*Task data:*
====

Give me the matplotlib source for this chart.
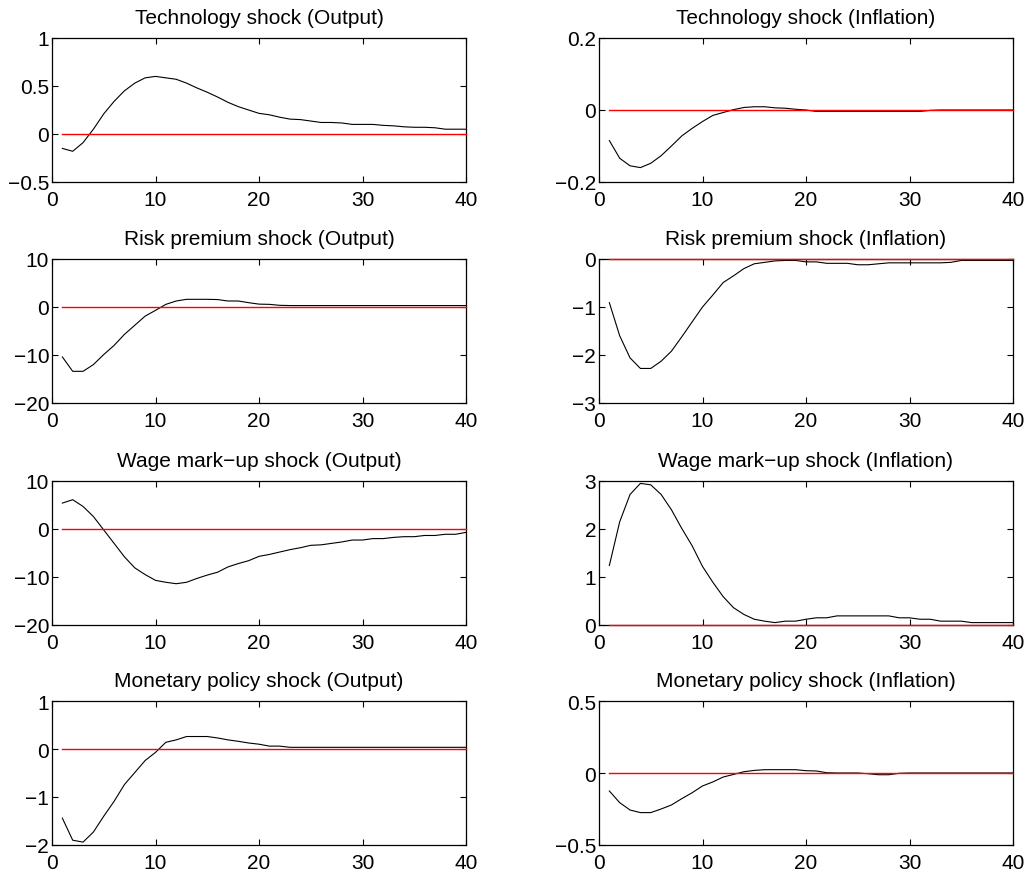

====

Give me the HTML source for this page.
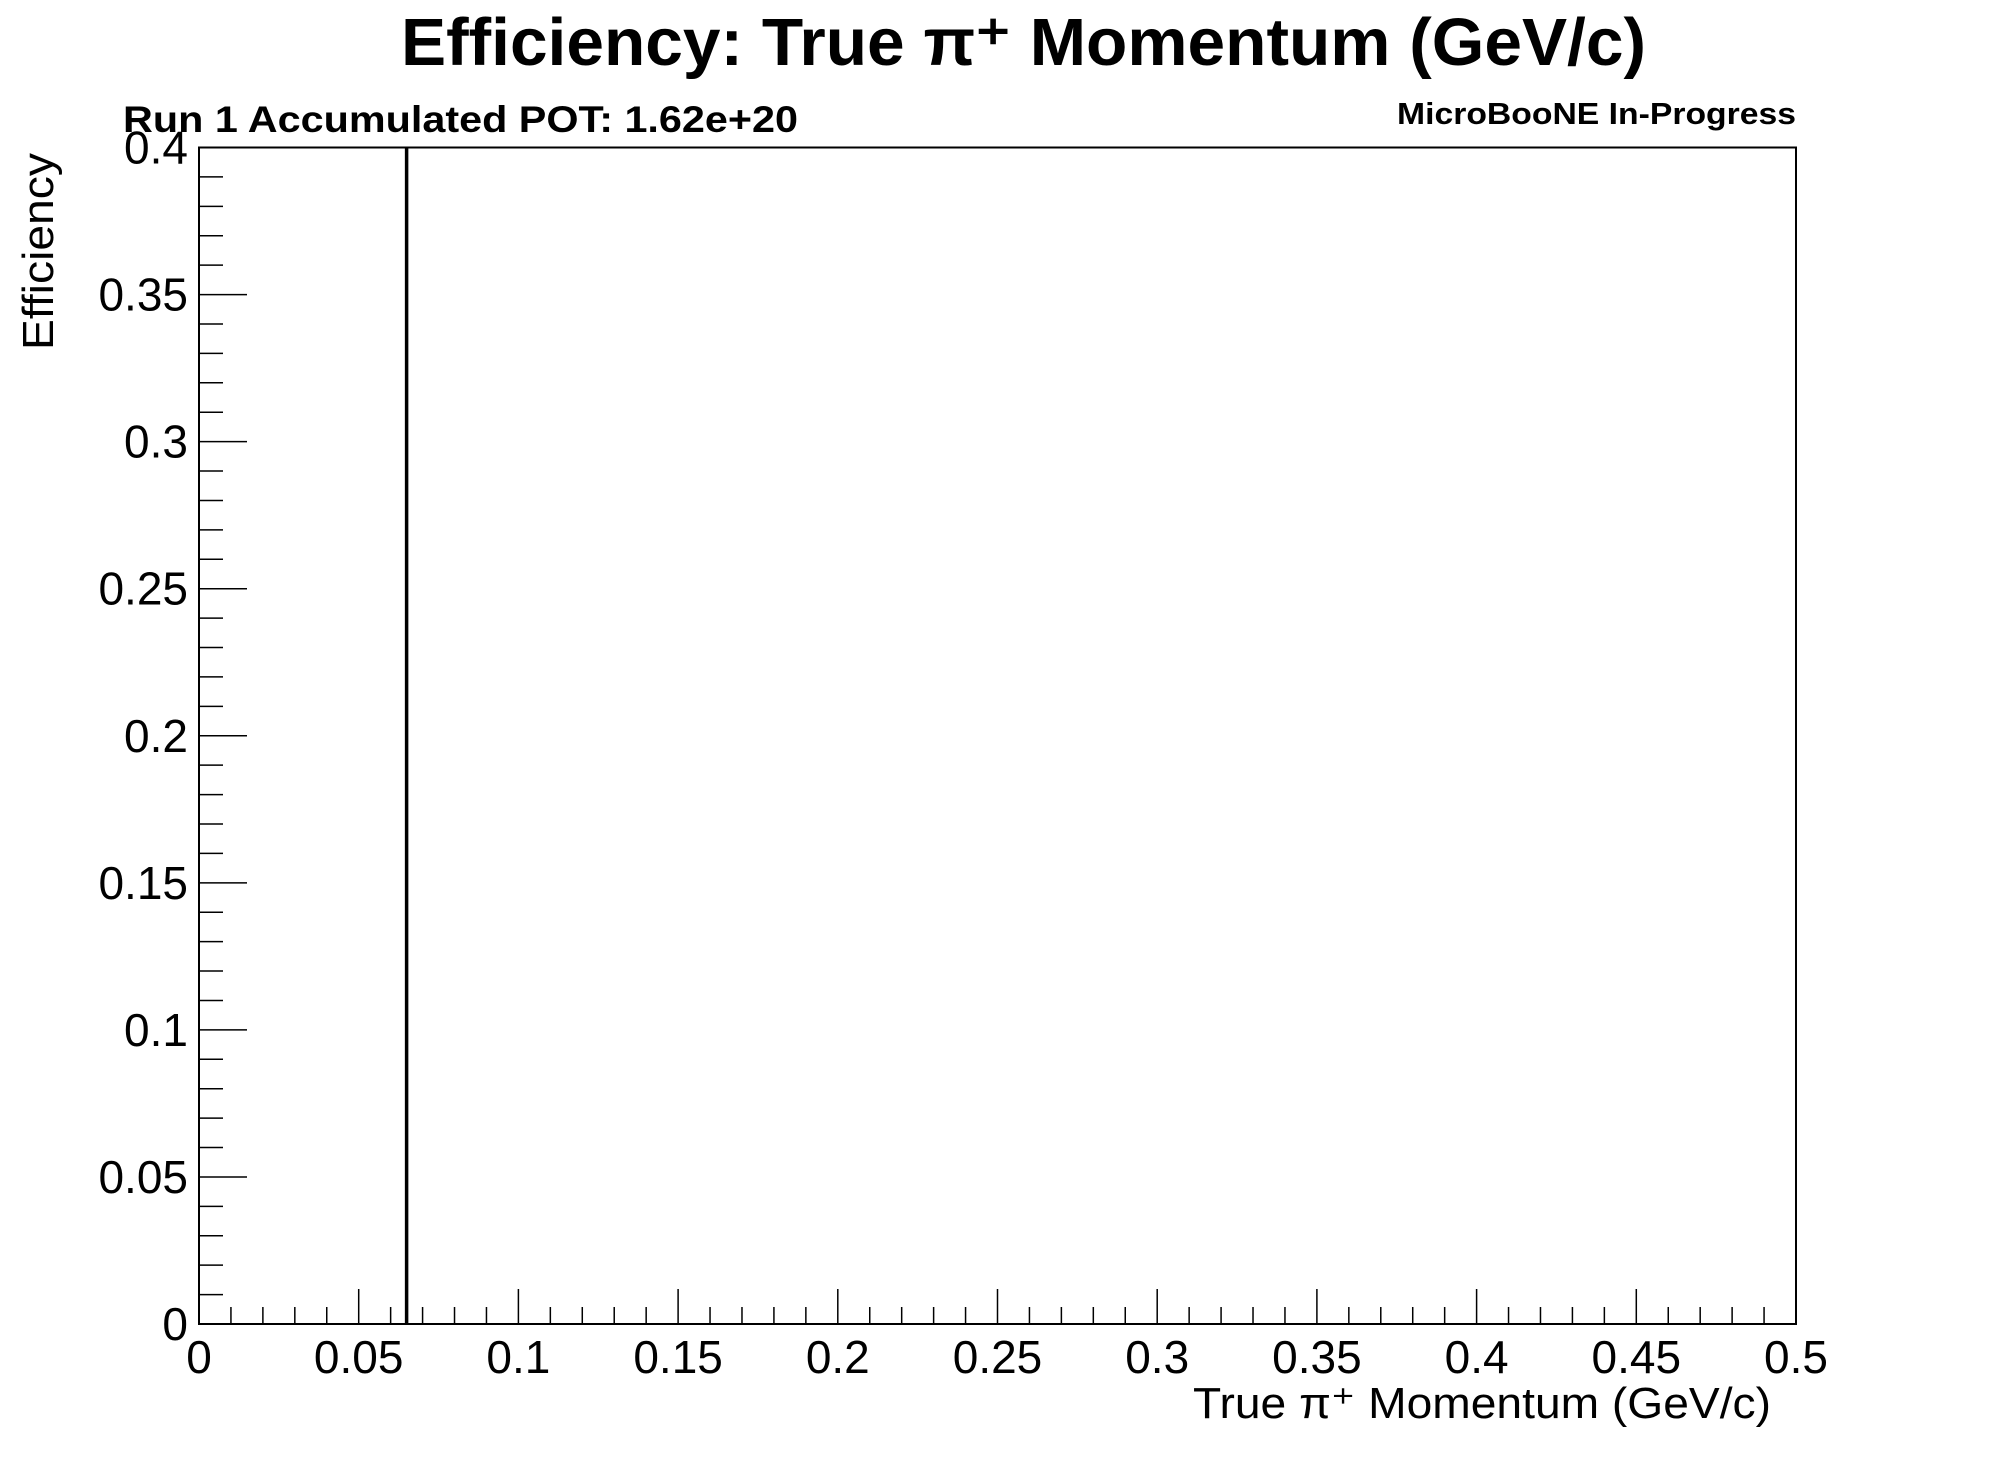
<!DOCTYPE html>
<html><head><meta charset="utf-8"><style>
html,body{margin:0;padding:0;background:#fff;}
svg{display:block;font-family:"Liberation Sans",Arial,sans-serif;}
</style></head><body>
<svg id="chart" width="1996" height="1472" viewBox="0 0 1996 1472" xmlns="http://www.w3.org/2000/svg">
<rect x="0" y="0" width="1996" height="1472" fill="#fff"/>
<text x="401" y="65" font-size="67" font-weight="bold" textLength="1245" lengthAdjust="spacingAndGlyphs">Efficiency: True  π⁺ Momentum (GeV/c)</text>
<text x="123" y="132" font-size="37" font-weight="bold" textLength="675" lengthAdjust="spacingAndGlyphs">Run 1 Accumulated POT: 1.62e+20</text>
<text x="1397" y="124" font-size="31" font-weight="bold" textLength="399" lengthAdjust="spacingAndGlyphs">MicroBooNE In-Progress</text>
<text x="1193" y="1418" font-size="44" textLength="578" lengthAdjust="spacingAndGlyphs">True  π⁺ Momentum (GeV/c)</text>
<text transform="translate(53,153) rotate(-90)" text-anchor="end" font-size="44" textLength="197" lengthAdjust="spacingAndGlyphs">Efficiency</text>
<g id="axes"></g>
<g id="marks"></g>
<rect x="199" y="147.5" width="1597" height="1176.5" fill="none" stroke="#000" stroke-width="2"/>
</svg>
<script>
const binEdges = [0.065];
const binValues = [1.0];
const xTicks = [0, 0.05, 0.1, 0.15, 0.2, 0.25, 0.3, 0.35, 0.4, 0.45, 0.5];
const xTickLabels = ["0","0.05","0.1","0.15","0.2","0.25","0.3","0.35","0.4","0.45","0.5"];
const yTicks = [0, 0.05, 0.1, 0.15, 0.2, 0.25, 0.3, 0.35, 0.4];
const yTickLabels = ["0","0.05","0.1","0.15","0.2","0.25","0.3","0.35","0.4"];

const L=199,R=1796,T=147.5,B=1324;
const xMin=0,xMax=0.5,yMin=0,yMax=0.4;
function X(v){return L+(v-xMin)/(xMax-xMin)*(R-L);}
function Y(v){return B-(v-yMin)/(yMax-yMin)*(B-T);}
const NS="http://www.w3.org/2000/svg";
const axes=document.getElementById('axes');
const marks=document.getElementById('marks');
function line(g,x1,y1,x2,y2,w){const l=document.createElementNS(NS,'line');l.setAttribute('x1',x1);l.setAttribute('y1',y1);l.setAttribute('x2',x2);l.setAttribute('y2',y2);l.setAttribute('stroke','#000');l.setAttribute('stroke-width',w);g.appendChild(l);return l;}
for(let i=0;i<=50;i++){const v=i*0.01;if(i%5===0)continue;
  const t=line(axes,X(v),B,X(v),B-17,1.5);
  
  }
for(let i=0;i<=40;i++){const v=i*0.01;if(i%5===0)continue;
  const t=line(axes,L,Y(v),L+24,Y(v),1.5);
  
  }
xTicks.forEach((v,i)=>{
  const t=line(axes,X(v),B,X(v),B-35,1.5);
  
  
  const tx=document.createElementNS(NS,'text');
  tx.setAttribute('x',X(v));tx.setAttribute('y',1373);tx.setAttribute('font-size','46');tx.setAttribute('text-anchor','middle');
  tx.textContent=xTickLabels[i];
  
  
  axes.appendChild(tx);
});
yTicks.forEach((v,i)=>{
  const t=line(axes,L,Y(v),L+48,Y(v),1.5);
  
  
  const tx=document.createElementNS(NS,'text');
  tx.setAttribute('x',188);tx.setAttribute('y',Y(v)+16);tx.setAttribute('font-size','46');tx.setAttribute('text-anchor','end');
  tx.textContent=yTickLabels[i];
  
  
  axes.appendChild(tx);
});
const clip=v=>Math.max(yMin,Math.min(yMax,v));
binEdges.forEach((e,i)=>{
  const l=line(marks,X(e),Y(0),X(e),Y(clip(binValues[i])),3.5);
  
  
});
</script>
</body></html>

====

*Problem requirements:* Search the entries for "Give" and copy out each line that has it.

*Task solution:*
Give me the matplotlib source for this chart.
Give me the HTML source for this page.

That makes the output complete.